BOSTON- The Massachusetts Senate on Thursday, June 19 passed a bill banning the sale, trade or possession of shark fins, often used in many delicacies, in the Commonwealth. Senator Michael O. Moore (D-Millbury), a former Massachusetts environmental police officer, was a co-sponsor of the legislation.

“The practice of shark finning is inhumane and has devastating consequences for our ocean’s ecosystem. As a predator, sharks are at or near the top of the marine food chain and serve to ensure the vitality of our oceans. Due to a high demand for shark fins, these illegal fisheries are cutting off the fins, often with the animal still alive, and then throwing them back into the water where they cannot swim, often dying from shock, blood loss or starvation. This bill, which does not create any additional burden among law-abiding fishermen and women in Massachusetts, will help bring an end to this cruel practice,” said Senator Moore.

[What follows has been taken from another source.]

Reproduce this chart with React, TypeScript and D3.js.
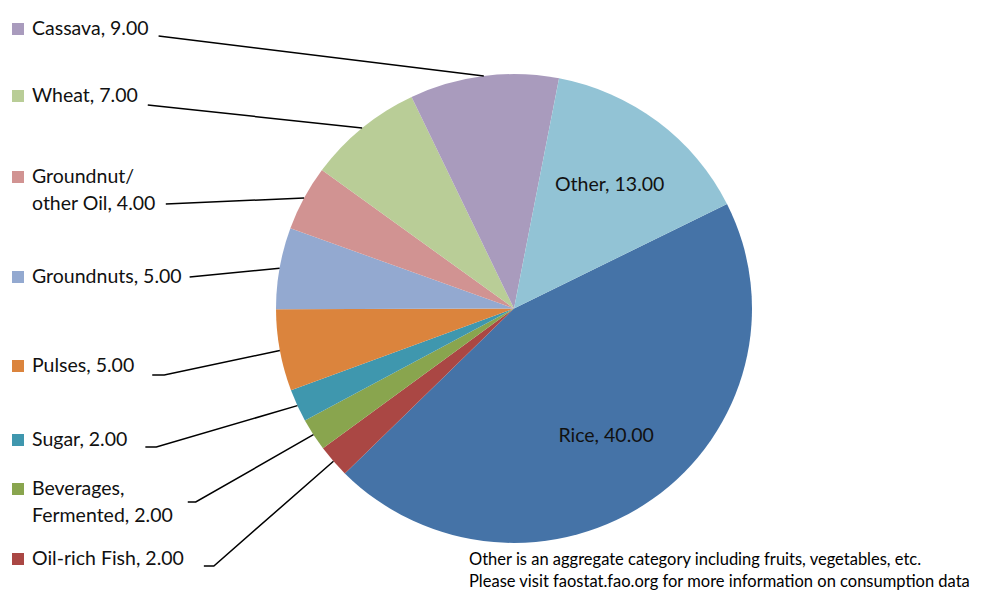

An Act Relative to Ocean Ecology and Shark Protection eliminates Massachusetts’ role in the global shark fin market by banning the sale, trade or possession of shark fins. Shark finning refers to the practice of removing a shark’s fins while the remainder of the living shark is cast-off into the ocean, unable to swim and left to die.

Scientists warn that sharks are being over-exploited and many species face the threat of extinction. Research has shown that the extinction of sharks, the apex underwater predator, will have a significant impact on the entire ocean ecosystem, which will create a negative impact on the commercial fishing industry.

The legislation exempts smooth-hound and spiny dogfish and skates from the ban, as they are species of sharks caught sustainably by local fisheries. The bill also does not prevent fishers from selling legally caught whole shark, regardless of the species, with its fins naturally attached.

The bill will now be sent to Governor Deval Patrick for his consideration to sign the bill into law.